> Do this
Check each line of the records for "script"; collect those that have it.

> Data extract

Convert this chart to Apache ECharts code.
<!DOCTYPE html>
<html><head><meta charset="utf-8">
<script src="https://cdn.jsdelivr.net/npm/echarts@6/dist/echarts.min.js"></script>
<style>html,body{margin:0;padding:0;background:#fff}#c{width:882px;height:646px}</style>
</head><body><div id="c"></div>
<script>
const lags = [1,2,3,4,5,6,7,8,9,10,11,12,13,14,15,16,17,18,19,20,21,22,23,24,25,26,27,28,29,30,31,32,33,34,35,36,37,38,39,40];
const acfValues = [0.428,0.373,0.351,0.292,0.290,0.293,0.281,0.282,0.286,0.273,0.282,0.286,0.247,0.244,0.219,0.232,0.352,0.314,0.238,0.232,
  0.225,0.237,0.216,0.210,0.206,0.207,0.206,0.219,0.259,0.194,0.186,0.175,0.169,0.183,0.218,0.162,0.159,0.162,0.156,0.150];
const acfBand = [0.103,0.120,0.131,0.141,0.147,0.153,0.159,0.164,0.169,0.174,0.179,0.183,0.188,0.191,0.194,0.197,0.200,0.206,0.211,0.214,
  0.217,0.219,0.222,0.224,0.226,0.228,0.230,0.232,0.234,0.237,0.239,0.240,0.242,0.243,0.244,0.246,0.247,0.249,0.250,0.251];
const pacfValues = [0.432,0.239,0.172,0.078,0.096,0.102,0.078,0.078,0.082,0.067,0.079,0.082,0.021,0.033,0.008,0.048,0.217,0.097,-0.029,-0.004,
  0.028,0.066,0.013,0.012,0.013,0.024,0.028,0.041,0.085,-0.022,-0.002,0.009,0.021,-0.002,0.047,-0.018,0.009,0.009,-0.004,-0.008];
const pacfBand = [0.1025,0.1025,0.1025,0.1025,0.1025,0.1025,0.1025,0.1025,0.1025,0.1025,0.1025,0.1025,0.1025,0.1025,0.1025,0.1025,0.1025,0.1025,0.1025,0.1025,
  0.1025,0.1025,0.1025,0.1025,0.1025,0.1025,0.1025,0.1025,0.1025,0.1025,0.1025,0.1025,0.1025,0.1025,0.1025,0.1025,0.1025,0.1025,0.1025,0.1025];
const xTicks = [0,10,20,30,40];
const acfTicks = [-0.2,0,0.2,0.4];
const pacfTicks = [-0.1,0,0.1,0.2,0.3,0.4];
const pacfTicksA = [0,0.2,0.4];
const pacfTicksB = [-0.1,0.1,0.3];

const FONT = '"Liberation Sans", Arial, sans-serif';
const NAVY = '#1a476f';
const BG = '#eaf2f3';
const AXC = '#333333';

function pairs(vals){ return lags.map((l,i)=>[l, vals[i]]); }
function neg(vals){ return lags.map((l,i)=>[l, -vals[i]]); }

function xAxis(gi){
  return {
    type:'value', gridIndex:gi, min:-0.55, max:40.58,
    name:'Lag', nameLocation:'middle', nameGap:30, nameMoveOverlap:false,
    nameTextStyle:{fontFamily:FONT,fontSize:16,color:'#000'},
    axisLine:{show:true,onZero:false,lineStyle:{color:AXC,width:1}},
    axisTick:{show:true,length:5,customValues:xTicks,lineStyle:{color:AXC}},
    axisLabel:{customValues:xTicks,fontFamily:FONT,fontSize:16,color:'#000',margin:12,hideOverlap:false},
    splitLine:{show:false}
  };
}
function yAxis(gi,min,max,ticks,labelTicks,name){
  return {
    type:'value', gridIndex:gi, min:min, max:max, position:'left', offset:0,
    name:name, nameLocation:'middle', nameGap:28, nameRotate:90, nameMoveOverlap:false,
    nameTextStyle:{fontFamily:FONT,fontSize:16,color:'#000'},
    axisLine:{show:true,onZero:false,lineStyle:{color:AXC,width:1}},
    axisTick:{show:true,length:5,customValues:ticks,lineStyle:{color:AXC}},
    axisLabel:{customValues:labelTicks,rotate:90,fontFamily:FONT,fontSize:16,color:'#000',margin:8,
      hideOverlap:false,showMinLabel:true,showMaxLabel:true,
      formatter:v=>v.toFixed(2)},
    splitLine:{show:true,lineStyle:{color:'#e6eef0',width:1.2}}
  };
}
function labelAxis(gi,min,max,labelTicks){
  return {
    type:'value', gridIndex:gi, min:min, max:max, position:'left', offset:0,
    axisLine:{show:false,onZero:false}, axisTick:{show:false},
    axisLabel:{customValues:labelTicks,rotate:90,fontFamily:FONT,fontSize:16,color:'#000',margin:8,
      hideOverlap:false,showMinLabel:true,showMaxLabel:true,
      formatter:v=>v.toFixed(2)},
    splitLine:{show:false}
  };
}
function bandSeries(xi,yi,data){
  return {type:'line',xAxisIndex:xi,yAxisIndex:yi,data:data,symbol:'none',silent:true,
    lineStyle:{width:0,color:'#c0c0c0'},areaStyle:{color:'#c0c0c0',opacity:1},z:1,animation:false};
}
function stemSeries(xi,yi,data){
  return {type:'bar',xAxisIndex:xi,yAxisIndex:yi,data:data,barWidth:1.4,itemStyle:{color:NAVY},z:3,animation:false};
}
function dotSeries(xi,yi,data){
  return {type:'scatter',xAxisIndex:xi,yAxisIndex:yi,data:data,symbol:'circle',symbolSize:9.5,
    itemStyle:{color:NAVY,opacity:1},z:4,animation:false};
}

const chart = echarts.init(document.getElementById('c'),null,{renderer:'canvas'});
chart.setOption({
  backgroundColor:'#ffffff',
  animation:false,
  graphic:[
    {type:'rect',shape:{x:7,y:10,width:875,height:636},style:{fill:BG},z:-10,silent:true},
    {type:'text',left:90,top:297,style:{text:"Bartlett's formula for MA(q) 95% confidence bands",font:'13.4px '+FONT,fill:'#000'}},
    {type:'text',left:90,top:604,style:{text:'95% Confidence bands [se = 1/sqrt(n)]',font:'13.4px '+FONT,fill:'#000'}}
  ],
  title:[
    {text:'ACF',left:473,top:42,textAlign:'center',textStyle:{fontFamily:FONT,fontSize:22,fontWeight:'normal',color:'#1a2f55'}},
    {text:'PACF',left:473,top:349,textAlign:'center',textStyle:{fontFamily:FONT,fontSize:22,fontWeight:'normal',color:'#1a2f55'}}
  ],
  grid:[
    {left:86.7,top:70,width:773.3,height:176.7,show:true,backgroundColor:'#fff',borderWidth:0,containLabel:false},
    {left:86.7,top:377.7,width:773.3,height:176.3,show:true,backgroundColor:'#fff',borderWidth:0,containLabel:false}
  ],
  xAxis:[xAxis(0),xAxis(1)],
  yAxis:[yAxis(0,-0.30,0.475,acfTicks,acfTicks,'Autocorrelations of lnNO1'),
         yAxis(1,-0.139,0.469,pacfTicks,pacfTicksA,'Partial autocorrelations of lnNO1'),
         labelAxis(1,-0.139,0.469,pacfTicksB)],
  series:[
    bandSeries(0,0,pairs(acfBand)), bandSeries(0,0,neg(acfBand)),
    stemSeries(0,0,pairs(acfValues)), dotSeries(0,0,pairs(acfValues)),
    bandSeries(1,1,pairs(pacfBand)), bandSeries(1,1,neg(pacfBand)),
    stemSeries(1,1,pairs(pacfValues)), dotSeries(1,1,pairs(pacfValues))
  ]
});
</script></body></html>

--

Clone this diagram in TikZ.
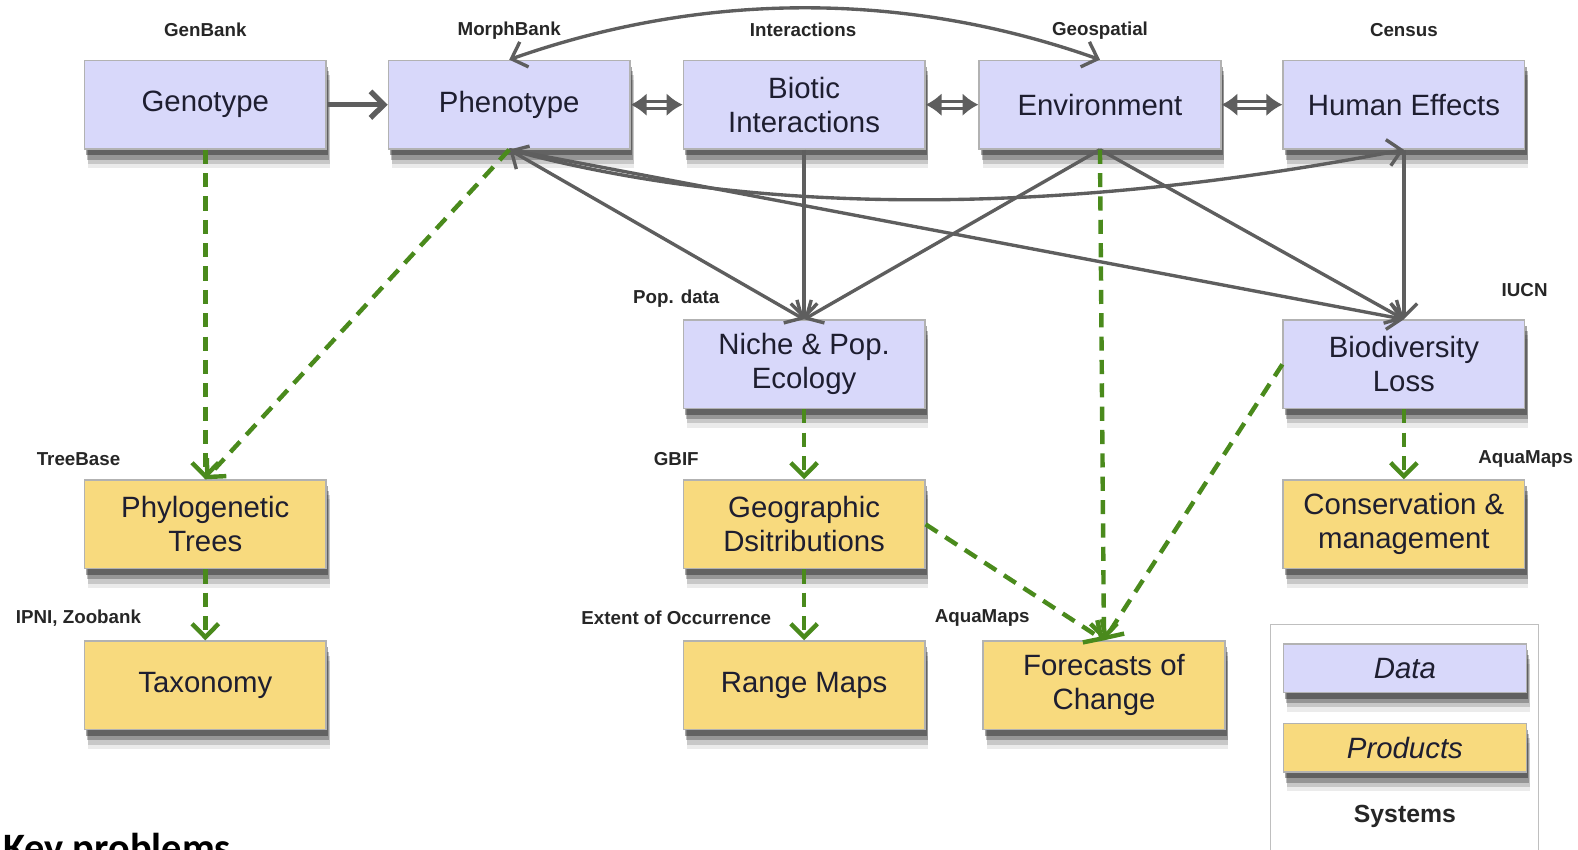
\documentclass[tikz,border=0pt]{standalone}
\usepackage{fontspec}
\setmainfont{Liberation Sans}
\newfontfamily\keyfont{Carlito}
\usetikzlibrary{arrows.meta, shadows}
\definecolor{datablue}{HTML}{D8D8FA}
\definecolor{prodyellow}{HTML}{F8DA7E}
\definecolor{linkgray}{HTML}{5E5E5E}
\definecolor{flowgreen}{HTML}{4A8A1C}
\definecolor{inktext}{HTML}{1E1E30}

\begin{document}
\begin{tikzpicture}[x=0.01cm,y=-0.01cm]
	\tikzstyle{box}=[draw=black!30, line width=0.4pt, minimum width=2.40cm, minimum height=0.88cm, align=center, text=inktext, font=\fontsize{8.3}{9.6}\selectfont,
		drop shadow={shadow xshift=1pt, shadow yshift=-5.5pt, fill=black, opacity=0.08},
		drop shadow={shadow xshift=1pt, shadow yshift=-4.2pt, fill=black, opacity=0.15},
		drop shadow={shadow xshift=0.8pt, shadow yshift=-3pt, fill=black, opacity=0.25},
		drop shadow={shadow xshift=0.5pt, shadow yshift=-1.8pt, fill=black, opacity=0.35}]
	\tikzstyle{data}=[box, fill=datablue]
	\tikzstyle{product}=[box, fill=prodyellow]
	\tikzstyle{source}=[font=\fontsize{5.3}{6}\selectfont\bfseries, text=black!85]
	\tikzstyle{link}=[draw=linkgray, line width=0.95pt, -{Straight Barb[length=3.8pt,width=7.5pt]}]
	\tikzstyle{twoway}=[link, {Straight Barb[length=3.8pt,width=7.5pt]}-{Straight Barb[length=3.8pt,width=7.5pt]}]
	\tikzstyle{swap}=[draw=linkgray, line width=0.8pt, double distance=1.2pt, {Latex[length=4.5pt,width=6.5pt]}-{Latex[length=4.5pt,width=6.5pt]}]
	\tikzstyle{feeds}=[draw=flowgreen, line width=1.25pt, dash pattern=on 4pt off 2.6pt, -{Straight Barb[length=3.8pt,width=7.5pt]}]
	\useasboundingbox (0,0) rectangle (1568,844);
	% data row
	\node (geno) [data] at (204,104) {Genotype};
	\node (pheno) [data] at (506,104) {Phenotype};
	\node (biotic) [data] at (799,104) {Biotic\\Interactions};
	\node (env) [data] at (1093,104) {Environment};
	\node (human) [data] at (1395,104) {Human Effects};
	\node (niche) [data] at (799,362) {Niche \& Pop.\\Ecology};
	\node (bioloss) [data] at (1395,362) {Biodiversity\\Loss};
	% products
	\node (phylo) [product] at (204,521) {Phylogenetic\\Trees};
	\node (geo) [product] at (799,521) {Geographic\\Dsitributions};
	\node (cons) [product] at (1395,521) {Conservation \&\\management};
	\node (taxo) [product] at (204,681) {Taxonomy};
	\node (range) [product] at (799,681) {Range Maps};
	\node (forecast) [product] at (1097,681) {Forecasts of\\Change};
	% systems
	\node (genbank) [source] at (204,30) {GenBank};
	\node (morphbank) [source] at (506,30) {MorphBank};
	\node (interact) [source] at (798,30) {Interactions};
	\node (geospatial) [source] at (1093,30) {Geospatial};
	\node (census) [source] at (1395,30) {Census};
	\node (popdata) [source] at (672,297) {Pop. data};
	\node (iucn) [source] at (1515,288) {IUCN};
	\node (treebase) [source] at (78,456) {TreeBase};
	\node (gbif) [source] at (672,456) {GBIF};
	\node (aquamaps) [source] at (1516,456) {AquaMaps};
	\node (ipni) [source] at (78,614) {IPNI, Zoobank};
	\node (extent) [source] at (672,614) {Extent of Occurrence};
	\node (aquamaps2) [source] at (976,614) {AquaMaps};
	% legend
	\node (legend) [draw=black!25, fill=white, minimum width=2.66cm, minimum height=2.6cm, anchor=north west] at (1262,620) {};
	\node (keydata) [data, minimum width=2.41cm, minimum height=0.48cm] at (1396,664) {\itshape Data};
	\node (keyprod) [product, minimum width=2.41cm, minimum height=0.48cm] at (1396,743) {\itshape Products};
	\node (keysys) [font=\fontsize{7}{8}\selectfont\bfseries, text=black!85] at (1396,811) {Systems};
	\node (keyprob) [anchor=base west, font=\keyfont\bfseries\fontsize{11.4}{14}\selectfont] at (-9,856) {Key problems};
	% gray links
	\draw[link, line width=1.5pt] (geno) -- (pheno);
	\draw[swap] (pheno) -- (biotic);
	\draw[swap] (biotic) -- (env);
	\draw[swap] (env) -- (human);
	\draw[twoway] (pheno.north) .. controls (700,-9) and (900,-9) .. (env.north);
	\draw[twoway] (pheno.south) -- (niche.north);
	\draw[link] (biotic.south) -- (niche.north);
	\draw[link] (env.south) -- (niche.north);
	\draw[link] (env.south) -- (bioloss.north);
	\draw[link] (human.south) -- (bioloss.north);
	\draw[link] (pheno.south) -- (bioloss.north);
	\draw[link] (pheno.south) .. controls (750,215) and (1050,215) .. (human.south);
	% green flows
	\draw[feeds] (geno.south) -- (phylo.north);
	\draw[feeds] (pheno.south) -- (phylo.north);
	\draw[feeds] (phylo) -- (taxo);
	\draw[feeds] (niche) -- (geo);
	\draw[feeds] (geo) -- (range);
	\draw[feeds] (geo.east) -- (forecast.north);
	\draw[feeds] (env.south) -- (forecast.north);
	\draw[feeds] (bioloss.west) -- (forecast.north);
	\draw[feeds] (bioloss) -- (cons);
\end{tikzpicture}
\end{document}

...

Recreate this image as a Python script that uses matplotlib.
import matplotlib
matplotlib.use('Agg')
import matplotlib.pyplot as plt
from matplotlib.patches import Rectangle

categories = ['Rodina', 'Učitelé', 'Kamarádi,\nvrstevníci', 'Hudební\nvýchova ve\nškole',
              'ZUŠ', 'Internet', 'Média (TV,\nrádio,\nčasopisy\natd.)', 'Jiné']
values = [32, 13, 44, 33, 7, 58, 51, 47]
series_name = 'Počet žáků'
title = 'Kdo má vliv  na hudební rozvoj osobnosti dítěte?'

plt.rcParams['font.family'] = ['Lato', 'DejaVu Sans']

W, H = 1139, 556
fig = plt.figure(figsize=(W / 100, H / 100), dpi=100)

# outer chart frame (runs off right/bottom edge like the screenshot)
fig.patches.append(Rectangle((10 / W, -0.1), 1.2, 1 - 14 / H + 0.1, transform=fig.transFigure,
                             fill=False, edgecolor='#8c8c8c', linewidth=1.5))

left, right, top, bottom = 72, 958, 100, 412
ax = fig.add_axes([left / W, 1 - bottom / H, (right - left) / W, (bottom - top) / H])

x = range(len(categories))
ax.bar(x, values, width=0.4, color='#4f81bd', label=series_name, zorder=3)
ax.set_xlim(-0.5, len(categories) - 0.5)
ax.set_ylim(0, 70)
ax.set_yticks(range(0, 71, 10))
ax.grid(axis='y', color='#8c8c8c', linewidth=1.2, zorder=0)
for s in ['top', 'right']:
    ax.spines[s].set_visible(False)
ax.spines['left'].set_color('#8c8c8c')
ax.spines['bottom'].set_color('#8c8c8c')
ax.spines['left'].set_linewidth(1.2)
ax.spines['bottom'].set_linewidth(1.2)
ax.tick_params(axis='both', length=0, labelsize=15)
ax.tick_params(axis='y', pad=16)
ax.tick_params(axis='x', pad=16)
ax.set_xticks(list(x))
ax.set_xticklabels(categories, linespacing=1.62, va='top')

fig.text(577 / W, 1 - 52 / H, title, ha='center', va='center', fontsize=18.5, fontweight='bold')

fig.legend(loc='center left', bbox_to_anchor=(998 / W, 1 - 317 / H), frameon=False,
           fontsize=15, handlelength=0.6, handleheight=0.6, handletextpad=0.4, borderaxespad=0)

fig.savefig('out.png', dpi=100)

> Problem solution
<script src="https://cdn.jsdelivr.net/npm/echarts@6/dist/echarts.min.js"></script>
<script>
</script></body></html>
Recreate this image as a Python script that uses matplotlib.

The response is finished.